Emerging economies like China, Brazil and India have submitted robust plans to curtail emissions, which they did not do under the Kyoto Protocol.
The plans consider a wide array of mitigation strategies by lowering emissions from the transportation, energy, agriculture, forestry and housing sectors. New analysis of the INDCs finds that the total renewable energy supply in eight major economies will double by 2030.
While the pledges countries have made in their INDCs will slow global warming, they do not add up to the reductions needed to keep the temperature rise below 2 degrees Celsius, the international goal. They will produce only half of the emission reductions needed by 2030.
In August 2015, the U.S. Environmental Protection Agency announced the Clean Power Plan, an initiative to cut CO2 emissions from U.S. power plants to 28 to 29 percent below 2005 levels by 2025.
The EPA is facing legal challenges to its authority to regulate greenhouse gas emissions.
The European Union countries plan to reduce emissions by 40 percent by 2030, compared with 1990 levels. China has put limits on coal use, agreed to a national emissions reduction plan and will peak emissions by 2030.

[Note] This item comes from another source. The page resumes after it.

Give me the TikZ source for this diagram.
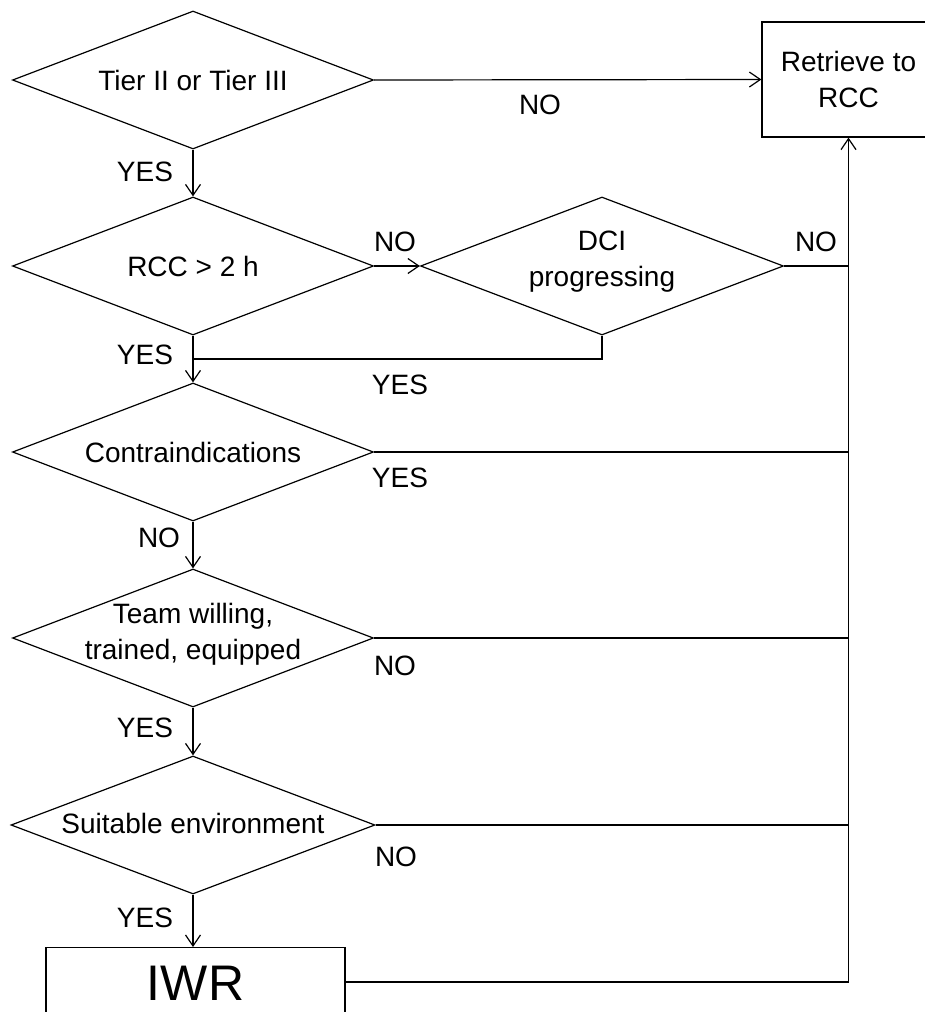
\documentclass[tikz,border=0pt]{standalone}
\usepackage{fontspec}
\setmainfont{Liberation Sans}
\usetikzlibrary{shapes.geometric,arrows.meta}
\begin{document}
\begin{tikzpicture}[x=1pt,y=-1pt,
  every node/.style={font=\fontsize{28}{36}\selectfont},
  dia/.style={diamond, draw, line width=1.2pt, minimum width=361pt, minimum height=138pt, inner sep=0pt},
  txt/.style={align=center, inner sep=0pt},
  lbl/.style={inner sep=0pt},
  ln/.style={line width=1.2pt},
  arr/.style={line width=1.2pt, -{Straight Barb[length=11pt,width=15pt,line width=1.2pt]}}]
\useasboundingbox (0,0) rectangle (925,1012);
\clip (0,0) rectangle (925,1012);
\fill[white] (0,0) rectangle (925,1012);

% decision nodes
\node[dia] (d1) at (193,80) {};
\node[txt] (d1t) at (193,80) {Tier II or Tier III};
\node[dia] (d2) at (193,266) {};
\node[txt] (d2t) at (193,266) {RCC > 2 h};
\node[dia, minimum width=363pt] (dci) at (602,266) {};
\node[txt] (dcit) at (602,262) {DCI\\progressing};
\node[dia] (d3) at (193,452) {};
\node[txt] (d3t) at (193,452) {Contraindications};
\node[dia] (d4) at (193,638) {};
\node[txt] (d4t) at (193,634) {Team willing,\\trained, equipped};
\node[dia, minimum width=364pt] (d5) at (193,825) {};
\node[txt] (d5t) at (193,823) {Suitable environment};

% boxes
\node[draw, line width=1.2pt, minimum width=200pt, minimum height=115pt, inner sep=0pt] (ret) at (862,79.5) {};
\node[txt] (rett) at (848.5,79.5) {Retrieve to\\RCC};
\coordinate (retb) at (rett |- ret.south);
\node[draw, line width=1.2pt, minimum width=299pt, minimum height=100pt, inner sep=0pt, anchor=north] (iwr) at (195.5,947) {};
\node[inner sep=0pt, font=\fontsize{50}{60}\selectfont] (iwrt) at (195.5,983) {IWR};
\coordinate (iwre) at ([yshift=-35pt]iwr.north east);

% connectors
\draw[arr] (d1.east) -- (ret.west);
\draw[arr] (d1.south) -- (d2.north);
\draw[arr] (d2.east) -- (dci.west);
\draw[ln] (dci.east) -- (retb |- dci.east);
\coordinate (join) at (193,359);
\draw[ln] (dci.south) -- (dci.south |- join) -- (join);
\draw[arr] (d2.south) -- (d3.north);
\draw[ln] (d3.east) -- (retb |- d3.east);
\draw[arr] (d3.south) -- (d4.north);
\draw[ln] (d4.east) -- (retb |- d4.east);
\draw[arr] (d4.south) -- (d5.north);
\draw[ln] (d5.east) -- (retb |- d5.east);
\draw[arr] (d5.south) -- (d5.south |- iwr.north);
\draw[arr] (iwre) -- (retb |- iwre) -- (retb);

% labels
\node[lbl] (l1) at (540,105) {NO};
\node[lbl] (l2) at (145,172) {YES};
\node[lbl] (l3) at (395,242) {NO};
\node[lbl] (l4) at (816,242) {NO};
\node[lbl] (l5) at (145,355) {YES};
\node[lbl] (l6) at (400,385) {YES};
\node[lbl] (l7) at (400,478) {YES};
\node[lbl] (l8) at (159,538) {NO};
\node[lbl] (l9) at (395,666) {NO};
\node[lbl] (l10) at (145,728) {YES};
\node[lbl] (l11) at (396,857) {NO};
\node[lbl] (l12) at (145,918) {YES};
\end{tikzpicture}
\end{document}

The Paris agreement won't be an end. It will be a fresh start on emissions reductions that establishes a country-by-country baseline and evolving process for future action. The resulting treaty is expected to support a regular review of country action plans that encourages greater emissions cuts. Greater grass-roots participation from cities, local governments and business is expected under the new accord.